Per quanto riguarda le modalità di redazione del bilancio e di separazione della gestione commerciale da quella istituzionale le associazioni che applicano il regime della L. n. 398/1991 risultano più avvantaggiate. Poiché infatti il sistema di determinazione del reddito è forfettizzato sulla base dei ricavi annotati nel prospetto di cui al D.M. 11 febbraio 1997 questi saranno gli unici componenti “commerciali” da evidenziare nel bilancio.
Come visto, poi, il legislatore fiscale, riferendosi al rendiconto, dispone che deve essere sia “economico” che “finanziario“. Questo significa che le risultanze della gestione devono essere espresse osservando due presupposti: quello della “competenza economica” e quello della “cassa”. La predisposizione del rendiconto finanziario diventa poi obbligatoria per tutti quegli enti che ricevono le contribuzioni disciplinate dalla normativa contenuta nell’art. 14 del D.L. n. 35/2005 (cosiddetta “più dai meno versi”). In questo caso, infatti, presupposto per l’applicazione delle agevolazioni, tra gli altri, è la redazione di un documento di sintesi, che rappresenti la situazione patrimoniale, economica e finanziaria del ricevente.
L’elaborazione del rendiconto annuale può essere quindi più o meno complessa in funzione delle dimensioni dell’ente e del sistema di rilevazioni contabili adottato.

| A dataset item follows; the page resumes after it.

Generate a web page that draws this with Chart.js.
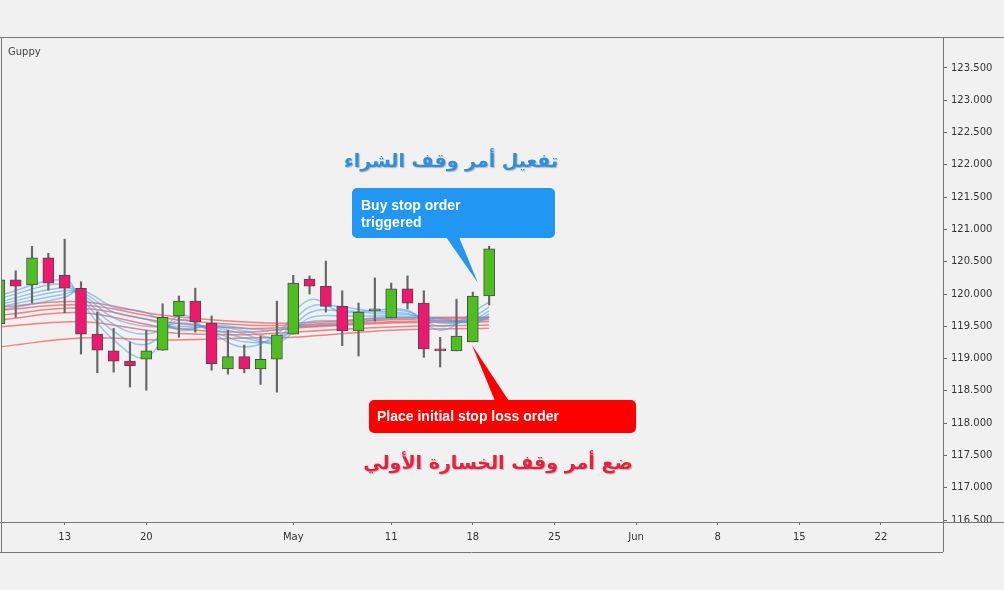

In ogni caso, però, non bisogna dimenticare che poiché, come detto, l’obbligo di predisporre il documento di sintesi riguarda l’attività complessiva dell’associazione, compresa quindi anche l’attività istituzionale, l’Amministrazione finanziaria, nella Circ. n. 124/E del 1998, ha precisato che tale adempimento comporta la necessità di assumere e conservare tutta la documentazione di supporto, compresa, quindi, quella relativa alla gestione non commerciale. Come i recenti controlli effettuati dall’Agenzia delle Entrate a carico degli enti associativi hanno dimostrato sarà pertanto necessario osservare una particolare cura nella predisposizione e nella conservazione di tutte le “pezze giustificative” dei movimenti in entrata e in uscita afferenti l’attività istituzionale (ad esempio, ricevute per il versamento delle quote associative, delle quote di partecipazione ai corsi ecc.).